The Ethics of Random Clinical Trials

In New York City a random clinical trial over a housing program has many people upset (as Tyler noted earlier):

…some public officials and legal aid groups have denounced the study as unethical and cruel, and have called on the city to stop the study and to grant help to all the test subjects who had been denied assistance.

“They should immediately stop this experiment,” said the Manhattan borough president, Scott M. Stringer. “The city shouldn’t be making guinea pigs out of its most vulnerable.”

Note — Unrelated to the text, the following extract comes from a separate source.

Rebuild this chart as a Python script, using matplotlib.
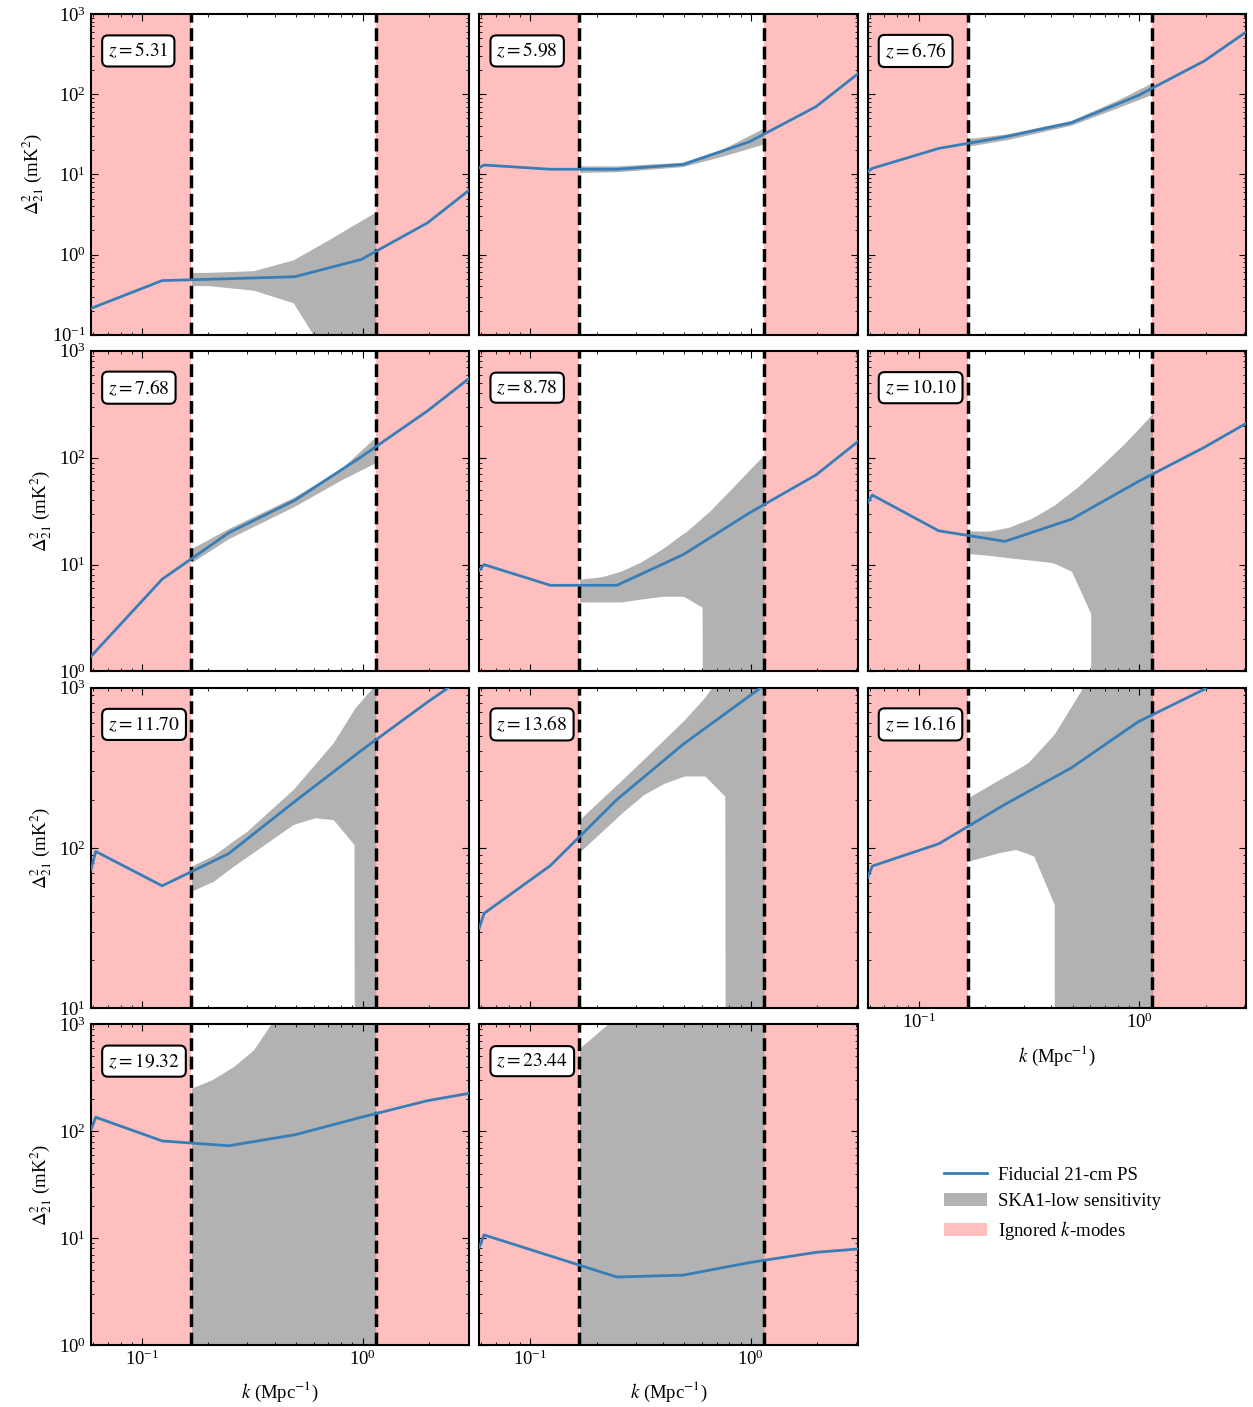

The controversy brought to my mind this story from Dr. E. E. Peacock:

One day when I was a junior medical student, a very important Boston surgeon visited the school and delivered a great treatise on a large number of patients who had undergone successful operations for vascular reconstruction.

At the end of the lecture, a young student at the back of the room timidly asked, “Do you have any controls?” Well, the great surgeon drew himself up to his full height, hit the desk, and said, “Do you mean did I not operate on half the patients?” The hall grew very quiet then. The voice at the back of the room very hesitantly replied, “Yes, that’s what I had in mind.” Then the visitor’s fist really came down as he thundered, “Of course not. That would have doomed half of them to their death.”

God, it was quiet then, and one could scarcely hear the small voice ask, “Which half?”

Dr. E. E. Peacock, Jr., quoted in Medical World News (September 1, 1972), p. 45, as quoted in Tufte's 1974 book Data Analysis for Politics and Policy.

Hat tip for the quote source to Raw Meat.